Experts: Obama's 'Deadly Mistakes' Probably Legal

Weinstein's congressman slams 'sobering' drone failure
By Rob Quinn,  Newser Staff
Posted Apr 24, 2015 5:57 AM CDT
Experts: Obama's 'Deadly Mistakes' Probably Legal
These undated photos released by the FBI show Adam Yahiye Gadahn, who was born Adam Pearlman.   (AP Photo/FBI, File)

The accidental killing of two Western hostages in a drone strike was what President Obama calls a "deadly mistake"—and despite protests from the ACLU and others, it appears to have been a legal one, experts say. "I don't initially see legal problems," an assistant professor of government at American University tells the AP. ''If the attacks were carried out against al-Qaeda, they were legitimate under US law." President Obama said yesterday that he took "full responsibility" for the CIA drone strikes in the Afghanistan-Pakistan border region in January, which also killed two American al-Qaeda suspects. In other developments:

  • American officials say weeks of surveillance of the compound hit by a drone strike did not reveal the presence of American hostage Warren Weinstein and Italian hostage Giovanni Lo Porto, the New York Times reports. It was only from analyzing communications in the weeks after the strike that the CIA realized six people, not four, had been killed and buried, the Times reports.
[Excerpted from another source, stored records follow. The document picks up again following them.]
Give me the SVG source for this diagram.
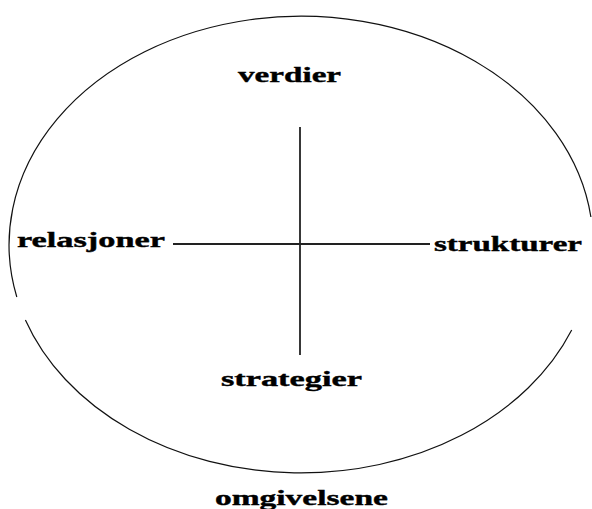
<svg xmlns="http://www.w3.org/2000/svg" width="592" height="509" viewBox="0 0 592 509">
<style>
.lbl{font-family:"Liberation Serif","Times New Roman",serif;font-weight:bold;font-size:22px;fill:#000;stroke:#000;stroke-width:0.4}
.ring{fill:none;stroke:#111;stroke-width:1.2}
.axis{stroke:#222;stroke-width:1.8;fill:none}
</style>
<rect width="592" height="509" fill="#fff"/>
<g id="omgivelsene">
<path class="ring" d="M590.9 217 A292 228.5 0 1 0 16.8 297 M25.4 320 A292 228.5 0 0 0 571.7 330"/>
<text class="lbl" transform="scale(1.5,1)" x="143.3" y="505" textLength="115.3" lengthAdjust="spacingAndGlyphs">omgivelsene</text>
</g>
<g id="connectors">
<line class="axis" x1="300" y1="127" x2="300" y2="355"/>
<line class="axis" x1="173" y1="244" x2="430" y2="244"/>
</g>
<g id="verdier"><text class="lbl" transform="scale(1.5,1)" x="158.7" y="82" textLength="68.7" lengthAdjust="spacingAndGlyphs">verdier</text></g>
<g id="relasjoner"><text class="lbl" transform="scale(1.5,1)" x="11.3" y="247" textLength="98.7" lengthAdjust="spacingAndGlyphs">relasjoner</text></g>
<g id="strukturer"><text class="lbl" transform="scale(1.5,1)" x="289.3" y="251" textLength="98.7" lengthAdjust="spacingAndGlyphs">strukturer</text></g>
<g id="strategier"><text class="lbl" transform="scale(1.5,1)" x="147.3" y="386" textLength="94" lengthAdjust="spacingAndGlyphs">strategier</text></g>
</svg>
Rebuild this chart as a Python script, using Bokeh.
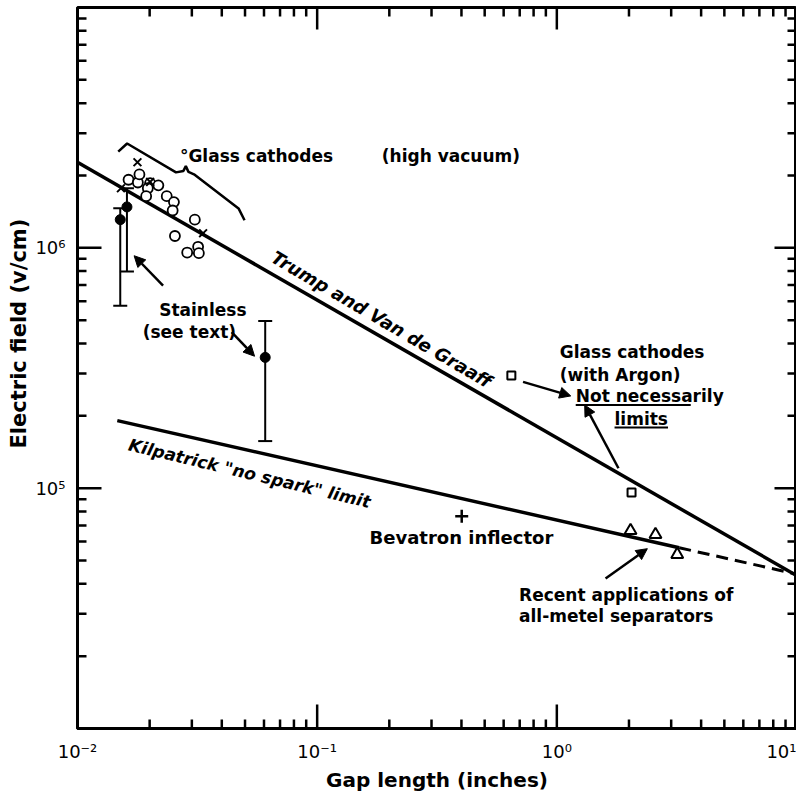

  • One of the harshest critics of the operation has been Weinstein's congressman, Rep. John K. Delaney of Maryland, who calls it "a sobering national security and government failure," Politico reports. The Democrat says he is "determined to ensure that Warren's story is not forgotten, that we get to the bottom of why Warren wasn't found and how he was killed, and that we drive tangible improvements to our hostage response process from an intelligence and resources coordination perspective."
  • Jameel Jaffer, ACLU deputy legal director, tells the AP that "the US quite literally didn't know who it was killing." "Everybody understands that if you are going to use lethal force, there are going to be civilian casualties," he says. "When in strike after strike after strike there are civilian casualties, it's very hard to understand how that record can be squared with what the president described in 2013," when he said no strikes would happen without the "near-certainty that no civilians will be killed or injured."
  • The New York Times has a profile of Adam Gadahn, the American al-Qaeda propagandist killed in what the US says was "probably a separate" strike to the one that killed US al-Qaeda suspect Ahmed Farouq and the two hostages. Gadahn, a 36-year-old convert to Islam, grew up on a goat farm in California and is believed to have moved to Pakistan and joined al-Qaeda in the late 1990s, eventually becoming a member of Osama bin Laden's inner circle. He started appearing in propaganda videos in 2004, one of them praising the 9/11 attackers. In 2006, he became the first US citizen charged with treason since 1952. Gadahn, known as "Azzam the American," called Obama "snakelike" in a 2010 video.